Meteor Interceptor Progress Update – One Year Later

Daniel Werner is a man with a plan that started several years ago when he got the idea to shoehorn a 27-liter Rolls Royce Meteor V12 engine from a World War II designed battle tank into a retired Ford Crown Victoria P71 police interceptor.

I had the chance to interview Werner last year about his project dubbed the Meteor Interceptor. At the time, Werner was beefing up the sedan’s frame in preparation to install the Meteor engine in its new Panther body home. The goal for this engine is to produce 2,500-hp with the aid of twin turbochargers.

Since then, the project has garnered digital media attention from the automotive community. It seems everyone has written about the Meteor Interceptor over the last year. Being one of the first auto writers to break the story in North America gives me the same sense of egotistical pride as a hipster bragging about seeing an indie-rock band before making it big at a live show. (You can read my first article here.) With all this media attention, it was only a matter of time before a serious player offered Werner an offer too entertaining to pass up. It seems the 2,500-hp four-door battle tank plans to invade Germany.

Before we get to that, we need to recap and learn where the Meteor Inceptor project currently stands.

The most recent achievement in project Meteor Interceptor is starting up the Meteor V12 while inside the car. The YouTube video below shows the Meteor Interceptor being pushed out into the daylight and breathing into life at the 3:50-minute mark. It won’t be long until this repurposed war machine is ready for battle.

The Rolls-Royce V12 has undergone some necessary modifications to make the once 650-pound tank engine behave civilized during peacetime. These changes included fabricating a custom intake out of aluminum. The V12 Meteor engine also received a new fuel pump capable of delivering 37.8-liters of E85 fuel per minute (at full throttle) using 24 x 875cc fuel injectors. E85 fuel helps cool the engine better than rocket fuel or unregulated moonshine. According to Werner, flooring the throttle will empty the Meteor Interceptor’s 85-liter fuel tank in less than five minutes!

The Meteor V12’s old school magneto ignition was ditched and replaced with four ignition coils from Bosch Motorsports. In addition, this engine now has a brain in the form of a MaxxECU PRO, allowing Werner and crew to keep the old engine’s mood swings under their control. The first article stated that Werner plans to add twin-turbochargers to the V12 Rolls Royce tank engine. Bolting on a set of Borg-Warner S500SX turbochargers to the intake, with two KL-racing intercoolers, and tuning the ECU is the next step for the project.

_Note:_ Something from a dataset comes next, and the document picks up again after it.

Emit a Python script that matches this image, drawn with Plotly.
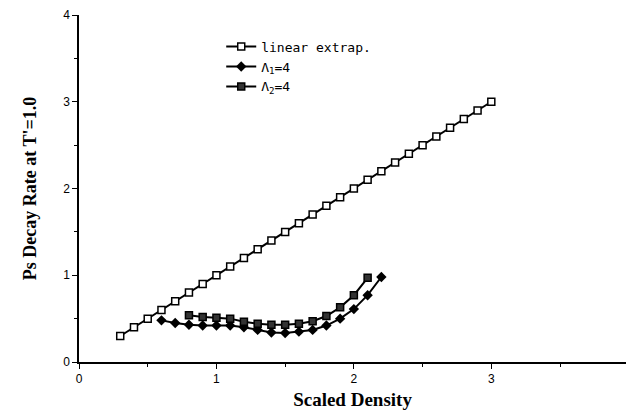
import plotly.graph_objects as go

# Data
lin_x = [0.3, 0.4, 0.5, 0.6, 0.7, 0.8, 0.9, 1.0, 1.1, 1.2, 1.3, 1.4, 1.5, 1.6,
         1.7, 1.8, 1.9, 2.0, 2.1, 2.2, 2.3, 2.4, 2.5, 2.6, 2.7, 2.8, 2.9, 3.0]
lin_y = [0.3, 0.4, 0.5, 0.6, 0.7, 0.8, 0.9, 1.0, 1.1, 1.2, 1.3, 1.4, 1.5, 1.6,
         1.7, 1.8, 1.9, 2.0, 2.1, 2.2, 2.3, 2.4, 2.5, 2.6, 2.7, 2.8, 2.9, 3.0]

l1_x = [0.6, 0.7, 0.8, 0.9, 1.0, 1.1, 1.2, 1.3, 1.4, 1.5, 1.6, 1.7, 1.8, 1.9, 2.0, 2.1, 2.2]
l1_y = [0.48, 0.45, 0.43, 0.42, 0.42, 0.42, 0.40, 0.37, 0.34, 0.335, 0.35, 0.37, 0.42, 0.50, 0.61, 0.77, 0.98]

l2_x = [0.8, 0.9, 1.0, 1.1, 1.2, 1.3, 1.4, 1.5, 1.6, 1.7, 1.8, 1.9, 2.0, 2.1]
l2_y = [0.54, 0.52, 0.51, 0.50, 0.465, 0.44, 0.43, 0.43, 0.44, 0.47, 0.53, 0.63, 0.77, 0.97]

x_ticks = [0, 1, 2, 3]
y_ticks = [0, 1, 2, 3, 4]

fig = go.Figure()
fig.add_trace(go.Scatter(
    x=lin_x, y=lin_y, mode="lines+markers", name="linear extrap.",
    line=dict(color="black", width=2),
    marker=dict(symbol="square", size=7, color="white", line=dict(color="black", width=1.5)),
))
fig.add_trace(go.Scatter(
    x=l1_x, y=l1_y, mode="lines+markers", name="Λ<sub>1</sub>=4",
    line=dict(color="black", width=2),
    marker=dict(symbol="diamond", size=8, color="black"),
))
fig.add_trace(go.Scatter(
    x=l2_x, y=l2_y, mode="lines+markers", name="Λ<sub>2</sub>=4",
    line=dict(color="black", width=2),
    marker=dict(symbol="square", size=7, color="#333", line=dict(color="black", width=1.5)),
))

axis_common = dict(
    showline=True, linecolor="black", linewidth=1.5,
    ticks="outside", ticklen=5, tickcolor="black", tickwidth=1.2,
    showgrid=False, zeroline=False,
    tickfont=dict(family="Liberation Sans, Arial", size=12, color="black"),
    minor=dict(ticks="outside", ticklen=3, dtick=0.5, tickcolor="black", showgrid=False),
)

fig.update_layout(
    width=626, height=410,
    margin=dict(l=79, r=0, t=15, b=48),
    plot_bgcolor="white", paper_bgcolor="white",
    xaxis=dict(range=[0, 3.98], tickvals=x_ticks,
               title=dict(text="<b>Scaled Density</b>", standoff=8,
                          font=dict(family="Liberation Serif, Times New Roman", size=19, color="black")),
               **axis_common),
    yaxis=dict(range=[0, 4], tickvals=y_ticks,
               title=dict(text="<b>Ps Decay Rate at T'=1.0</b>", standoff=22,
                          font=dict(family="Liberation Serif, Times New Roman", size=18, color="black")),
               **axis_common),
    legend=dict(x=0.26, y=0.952, xanchor="left", yanchor="top",
                bgcolor="rgba(0,0,0,0)", tracegroupgap=0, itemwidth=30,
                font=dict(family="DejaVu Sans Mono", size=13, color="black")),
    showlegend=True,
)

fig.write_html("out.html")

As you can see from videos and photos, the massive engine does not leave much room in the engine bay for accessories. In addition, fitting the engine required cutting into the firewall; otherwise, the car would look like a Ford Crown Vic that crashed into the back of a tank engine. These space issues required the engine’s two Mishimoto radiators to be moved to the trunk. Werner and his team also installed a custom-built carbon fiber NACA-duct intake to improve cooling.

The original plan was to have a tank-powered Ford Crown Vic capable of turning 2,500-horsepower. Handling all this power is a drag-race prepped TH400 with custom Allison planetary gear. Daniel Werner made a note to give special thanks to Mattias Säfsten and Andreas Marklund for their invaluable expertise in helping the project get to its current stage.

Werner originally envisioned using the car to set land speed records. However, during our interview, Werner mentioned that a well-known YouTuber who moonlights as a famous race car driver has offered to test drive the Meteor Interceptor at the infamous Nurburgring race track.

Yes, you read that correctly. This 2,500-hp land yacht, initially designed for arrow straights, plans to wrestle 13-miles of twisty bends and punishing curves. With the car finally taking shape, motivation is running high. Currently, Werner and crew are busting their knuckles to finish the Meteor Interceptor by 2022.